Report the count of lines below in which the string "with" occurs; include nothing else.

## DATA
------------------------

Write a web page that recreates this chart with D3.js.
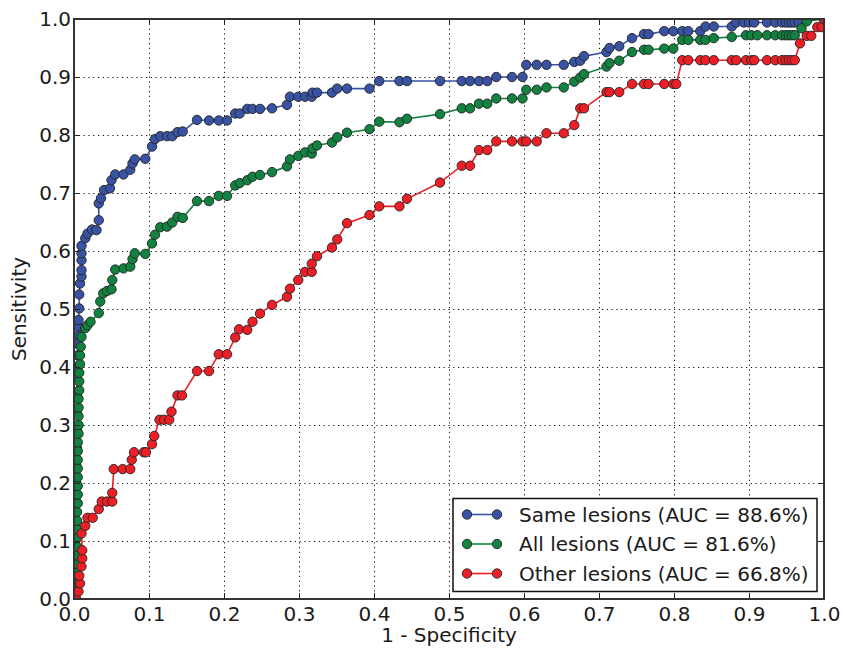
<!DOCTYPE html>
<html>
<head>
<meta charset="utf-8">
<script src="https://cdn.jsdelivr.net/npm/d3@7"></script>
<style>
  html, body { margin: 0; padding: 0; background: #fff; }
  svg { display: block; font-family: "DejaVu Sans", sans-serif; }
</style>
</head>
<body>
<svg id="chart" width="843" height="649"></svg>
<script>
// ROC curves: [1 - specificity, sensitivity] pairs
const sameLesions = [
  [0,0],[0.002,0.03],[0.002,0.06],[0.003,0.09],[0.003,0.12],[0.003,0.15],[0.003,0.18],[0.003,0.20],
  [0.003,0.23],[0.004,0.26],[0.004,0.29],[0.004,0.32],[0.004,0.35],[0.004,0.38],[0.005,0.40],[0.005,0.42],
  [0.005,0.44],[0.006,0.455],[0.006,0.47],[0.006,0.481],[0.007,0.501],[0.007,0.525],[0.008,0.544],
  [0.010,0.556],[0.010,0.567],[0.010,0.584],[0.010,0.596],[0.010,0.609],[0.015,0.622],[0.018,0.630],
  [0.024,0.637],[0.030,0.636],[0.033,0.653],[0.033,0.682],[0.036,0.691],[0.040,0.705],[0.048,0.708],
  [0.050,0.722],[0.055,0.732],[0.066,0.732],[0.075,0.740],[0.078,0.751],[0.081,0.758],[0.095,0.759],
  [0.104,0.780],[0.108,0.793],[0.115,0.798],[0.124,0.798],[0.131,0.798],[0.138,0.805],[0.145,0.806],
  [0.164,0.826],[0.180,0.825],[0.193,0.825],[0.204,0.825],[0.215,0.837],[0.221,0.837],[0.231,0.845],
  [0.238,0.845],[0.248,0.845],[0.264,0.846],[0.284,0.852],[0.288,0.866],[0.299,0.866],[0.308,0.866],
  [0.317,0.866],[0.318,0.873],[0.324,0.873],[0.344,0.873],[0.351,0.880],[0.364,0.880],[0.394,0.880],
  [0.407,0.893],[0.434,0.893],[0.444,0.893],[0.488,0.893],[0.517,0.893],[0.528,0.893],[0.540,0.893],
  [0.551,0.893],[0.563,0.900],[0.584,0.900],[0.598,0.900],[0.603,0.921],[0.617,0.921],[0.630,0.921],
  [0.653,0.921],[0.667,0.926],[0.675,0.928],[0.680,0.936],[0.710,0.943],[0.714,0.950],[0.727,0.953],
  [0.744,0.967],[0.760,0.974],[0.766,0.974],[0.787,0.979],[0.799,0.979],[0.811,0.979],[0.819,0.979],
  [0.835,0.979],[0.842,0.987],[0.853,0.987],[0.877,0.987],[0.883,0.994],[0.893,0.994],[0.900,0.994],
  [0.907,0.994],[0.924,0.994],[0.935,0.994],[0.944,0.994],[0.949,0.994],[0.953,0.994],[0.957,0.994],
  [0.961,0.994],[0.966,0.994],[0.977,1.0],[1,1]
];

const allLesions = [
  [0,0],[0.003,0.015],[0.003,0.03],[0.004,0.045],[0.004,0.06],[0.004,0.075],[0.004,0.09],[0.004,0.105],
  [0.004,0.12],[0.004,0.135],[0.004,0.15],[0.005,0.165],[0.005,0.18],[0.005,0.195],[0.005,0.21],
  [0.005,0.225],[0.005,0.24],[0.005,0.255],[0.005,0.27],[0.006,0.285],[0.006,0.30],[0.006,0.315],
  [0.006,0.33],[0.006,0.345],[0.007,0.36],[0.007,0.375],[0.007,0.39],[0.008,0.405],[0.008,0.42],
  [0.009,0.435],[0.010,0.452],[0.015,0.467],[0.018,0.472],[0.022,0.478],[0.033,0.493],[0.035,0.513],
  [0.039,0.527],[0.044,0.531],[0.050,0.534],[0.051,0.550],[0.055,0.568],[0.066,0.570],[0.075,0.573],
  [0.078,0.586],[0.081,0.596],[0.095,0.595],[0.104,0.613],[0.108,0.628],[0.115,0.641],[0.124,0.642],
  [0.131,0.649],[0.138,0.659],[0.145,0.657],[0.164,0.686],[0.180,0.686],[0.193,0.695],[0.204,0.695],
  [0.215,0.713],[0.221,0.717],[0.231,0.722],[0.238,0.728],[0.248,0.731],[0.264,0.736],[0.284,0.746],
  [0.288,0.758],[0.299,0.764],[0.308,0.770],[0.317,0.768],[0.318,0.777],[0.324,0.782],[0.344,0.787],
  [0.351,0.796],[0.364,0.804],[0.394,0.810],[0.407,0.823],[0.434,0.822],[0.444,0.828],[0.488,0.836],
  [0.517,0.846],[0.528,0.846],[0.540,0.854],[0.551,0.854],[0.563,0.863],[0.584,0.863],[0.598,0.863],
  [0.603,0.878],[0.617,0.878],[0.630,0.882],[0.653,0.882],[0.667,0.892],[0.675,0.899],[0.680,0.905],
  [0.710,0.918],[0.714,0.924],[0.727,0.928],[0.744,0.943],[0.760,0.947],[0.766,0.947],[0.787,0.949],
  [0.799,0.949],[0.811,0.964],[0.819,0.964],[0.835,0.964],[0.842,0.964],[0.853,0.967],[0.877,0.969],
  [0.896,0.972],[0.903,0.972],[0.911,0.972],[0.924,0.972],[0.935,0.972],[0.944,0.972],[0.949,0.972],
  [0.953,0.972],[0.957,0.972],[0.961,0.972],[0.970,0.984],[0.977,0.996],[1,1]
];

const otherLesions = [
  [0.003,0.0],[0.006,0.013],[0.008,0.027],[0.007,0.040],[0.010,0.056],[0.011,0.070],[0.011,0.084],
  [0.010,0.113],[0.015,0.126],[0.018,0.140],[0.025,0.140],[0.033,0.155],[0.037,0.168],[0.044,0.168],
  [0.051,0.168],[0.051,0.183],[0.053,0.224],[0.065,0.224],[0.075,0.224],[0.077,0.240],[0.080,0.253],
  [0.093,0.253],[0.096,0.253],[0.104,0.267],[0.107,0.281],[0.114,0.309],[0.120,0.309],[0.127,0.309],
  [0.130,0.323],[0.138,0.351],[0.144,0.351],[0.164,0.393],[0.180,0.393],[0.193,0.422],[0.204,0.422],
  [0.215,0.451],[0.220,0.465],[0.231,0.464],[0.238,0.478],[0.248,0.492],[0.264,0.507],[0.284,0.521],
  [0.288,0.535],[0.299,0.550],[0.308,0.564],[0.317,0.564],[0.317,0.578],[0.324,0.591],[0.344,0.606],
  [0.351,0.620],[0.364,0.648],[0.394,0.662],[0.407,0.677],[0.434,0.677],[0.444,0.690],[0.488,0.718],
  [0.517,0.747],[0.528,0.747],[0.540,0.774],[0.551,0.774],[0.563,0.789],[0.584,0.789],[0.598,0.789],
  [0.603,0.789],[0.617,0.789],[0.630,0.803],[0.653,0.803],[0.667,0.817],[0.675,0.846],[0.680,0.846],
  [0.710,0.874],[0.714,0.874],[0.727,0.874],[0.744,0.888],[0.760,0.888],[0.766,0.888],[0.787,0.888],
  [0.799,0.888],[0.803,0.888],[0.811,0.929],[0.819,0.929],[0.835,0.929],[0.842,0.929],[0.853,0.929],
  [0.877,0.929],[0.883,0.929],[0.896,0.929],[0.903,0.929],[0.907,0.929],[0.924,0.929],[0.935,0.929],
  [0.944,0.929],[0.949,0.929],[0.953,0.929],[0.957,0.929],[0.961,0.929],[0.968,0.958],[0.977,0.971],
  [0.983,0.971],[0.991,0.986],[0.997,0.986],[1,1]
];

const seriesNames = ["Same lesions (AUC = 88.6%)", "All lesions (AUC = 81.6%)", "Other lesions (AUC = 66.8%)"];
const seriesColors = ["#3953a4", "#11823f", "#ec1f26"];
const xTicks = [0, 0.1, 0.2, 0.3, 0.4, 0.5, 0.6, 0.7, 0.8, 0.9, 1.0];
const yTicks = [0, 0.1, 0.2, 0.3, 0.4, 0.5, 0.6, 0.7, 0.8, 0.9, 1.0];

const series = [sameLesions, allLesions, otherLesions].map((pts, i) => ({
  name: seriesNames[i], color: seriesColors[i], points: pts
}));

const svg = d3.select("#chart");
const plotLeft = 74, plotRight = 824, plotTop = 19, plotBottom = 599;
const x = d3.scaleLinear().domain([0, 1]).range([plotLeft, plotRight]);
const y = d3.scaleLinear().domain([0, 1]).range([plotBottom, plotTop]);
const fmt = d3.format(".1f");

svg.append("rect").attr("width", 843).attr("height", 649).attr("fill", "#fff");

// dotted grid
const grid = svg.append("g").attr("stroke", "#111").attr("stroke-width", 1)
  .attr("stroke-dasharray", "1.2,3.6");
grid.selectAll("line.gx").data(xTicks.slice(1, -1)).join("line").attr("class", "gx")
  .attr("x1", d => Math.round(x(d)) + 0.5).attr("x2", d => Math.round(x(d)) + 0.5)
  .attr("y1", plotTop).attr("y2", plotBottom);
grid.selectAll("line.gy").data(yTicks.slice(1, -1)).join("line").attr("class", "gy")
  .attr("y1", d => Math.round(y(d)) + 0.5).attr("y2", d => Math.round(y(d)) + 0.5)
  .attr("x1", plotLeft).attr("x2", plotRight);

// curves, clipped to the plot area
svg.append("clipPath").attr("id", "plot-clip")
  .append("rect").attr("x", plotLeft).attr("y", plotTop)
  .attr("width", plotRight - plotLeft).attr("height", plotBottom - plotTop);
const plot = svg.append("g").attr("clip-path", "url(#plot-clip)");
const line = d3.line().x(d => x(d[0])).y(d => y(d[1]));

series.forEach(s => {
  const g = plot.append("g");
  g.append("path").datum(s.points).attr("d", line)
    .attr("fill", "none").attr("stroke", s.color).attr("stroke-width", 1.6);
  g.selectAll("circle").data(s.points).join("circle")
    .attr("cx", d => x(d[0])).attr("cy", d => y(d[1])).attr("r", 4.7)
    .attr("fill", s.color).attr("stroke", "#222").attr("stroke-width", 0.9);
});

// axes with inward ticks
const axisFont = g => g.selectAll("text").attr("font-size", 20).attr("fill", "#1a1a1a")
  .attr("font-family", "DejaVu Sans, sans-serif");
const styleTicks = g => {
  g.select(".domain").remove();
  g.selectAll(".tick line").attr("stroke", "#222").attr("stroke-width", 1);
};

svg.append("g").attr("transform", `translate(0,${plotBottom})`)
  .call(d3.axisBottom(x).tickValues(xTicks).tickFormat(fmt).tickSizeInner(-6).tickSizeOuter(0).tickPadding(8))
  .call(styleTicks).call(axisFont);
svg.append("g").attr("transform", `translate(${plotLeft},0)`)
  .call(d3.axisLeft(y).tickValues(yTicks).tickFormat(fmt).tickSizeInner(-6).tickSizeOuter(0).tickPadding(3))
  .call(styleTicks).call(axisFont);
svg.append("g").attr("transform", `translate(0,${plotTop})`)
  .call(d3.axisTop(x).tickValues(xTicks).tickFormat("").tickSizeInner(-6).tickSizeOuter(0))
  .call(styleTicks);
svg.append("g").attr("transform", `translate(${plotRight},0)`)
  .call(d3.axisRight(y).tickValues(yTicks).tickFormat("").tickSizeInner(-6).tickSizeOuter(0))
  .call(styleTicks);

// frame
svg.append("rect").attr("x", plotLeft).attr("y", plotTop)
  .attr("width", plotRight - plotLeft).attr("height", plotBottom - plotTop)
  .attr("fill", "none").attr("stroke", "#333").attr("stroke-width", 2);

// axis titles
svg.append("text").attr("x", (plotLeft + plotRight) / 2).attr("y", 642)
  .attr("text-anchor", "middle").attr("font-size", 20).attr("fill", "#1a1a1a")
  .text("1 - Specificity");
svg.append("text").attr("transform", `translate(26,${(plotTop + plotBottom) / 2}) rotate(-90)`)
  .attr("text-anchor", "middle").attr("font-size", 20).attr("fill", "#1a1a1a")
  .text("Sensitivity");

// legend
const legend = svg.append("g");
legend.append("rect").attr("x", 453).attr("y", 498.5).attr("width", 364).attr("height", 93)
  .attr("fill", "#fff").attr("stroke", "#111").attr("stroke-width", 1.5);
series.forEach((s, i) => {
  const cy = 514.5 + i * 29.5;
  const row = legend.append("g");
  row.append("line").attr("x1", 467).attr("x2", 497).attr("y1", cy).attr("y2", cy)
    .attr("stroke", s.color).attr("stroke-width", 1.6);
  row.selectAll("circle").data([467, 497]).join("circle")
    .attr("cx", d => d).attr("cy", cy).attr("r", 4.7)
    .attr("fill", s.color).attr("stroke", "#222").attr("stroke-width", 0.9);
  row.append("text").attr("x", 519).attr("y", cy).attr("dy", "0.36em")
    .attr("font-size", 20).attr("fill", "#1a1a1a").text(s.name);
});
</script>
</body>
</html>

------------------------

## REPLY TO THE TASK
2